From: Jan Velterop <[log in to unmask]>
Date: Fri, 22 Feb 2013 09:51:07 +0000

Well, indeed, Sally. And it can be much worse still. See Peter
Murray-Rust's example of a fake epsilon that's actually a doubly
mirrored italic 3:

http://blogs.ch.cam.ac.uk/pmr/2013/02/21/why-should-we-continue-to-pay-typesetterspublishers-lots-of-money-to-process-and-even-destroy-science-and-a-puzzle-for-you/

Jan Velterop

On 20 Feb 2013, at 21:01, LIBLICENSE wrote:

> From: Sally Morris <[log in to unmask]>
> Date: Tue, 19 Feb 2013 21:21:56 +0000
>
> This type of error is going to make text mining very difficult...
>
> Sally Morris
> South House, The Street, Clapham, Worthing, West Sussex, UK  BN13 3UU
> Email:  [log in to unmask]
>
> -----Original Message-----
> From: Jan Velterop <[log in to unmask]>
> Date: Tue, 19 Feb 2013 08:37:47 +0000
>
> Poor language and spelling errors are rife in the published
> literature, regardless of the business model.

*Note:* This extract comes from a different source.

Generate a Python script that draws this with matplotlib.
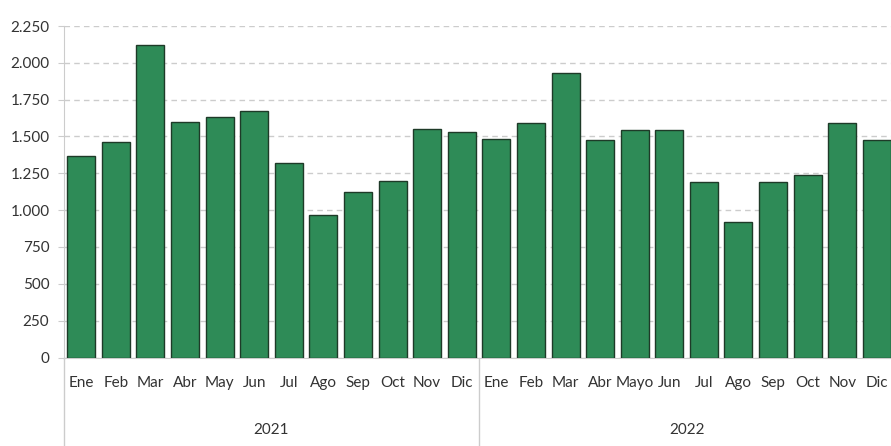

Errors range from
> author-originated to typesetting-introduced and clearly peer review
> and copy editing (if any) are not adequate to deal with them. As an
> example, because it is very easy to check, I'd like to mention the β
> vs ß problem (using the latter, the German sharp s, for the former,
> the bèta). Just search any publisher platform for ß and you'll find
> plenty of instances where it obviously should have been β. Errors like
> this, and in e.g. the spelling of chemical structures, require extra,
> sometimes extraordinarily complicated, efforts to interpret them
> properly when the literature is being machine-read. And the literature
> will have to be machine-read more and more due to the 'overwhelm' of
> scientific articles being published, beyond the reasonable ability for
> most researchers to read, making machine analysis imperative. (This is
> an interesting reference in regard of the 'overwhelm': Alan G Fraser
> and Frank D Dunstan "On the impossibility of being expert" BMJ 2010;
> 341 doi: http://dx.doi.org/10.1136/bmj.c6815 — Published 14 December
> 2010)
>
> Fortunately there are extremely clever people able to develop
> algorithms to deal with many such errors, but it is a great shame that
> they make it into the literature — into the 'version of record' — in
> the first place at the scale they do.
>
> Jan Velterop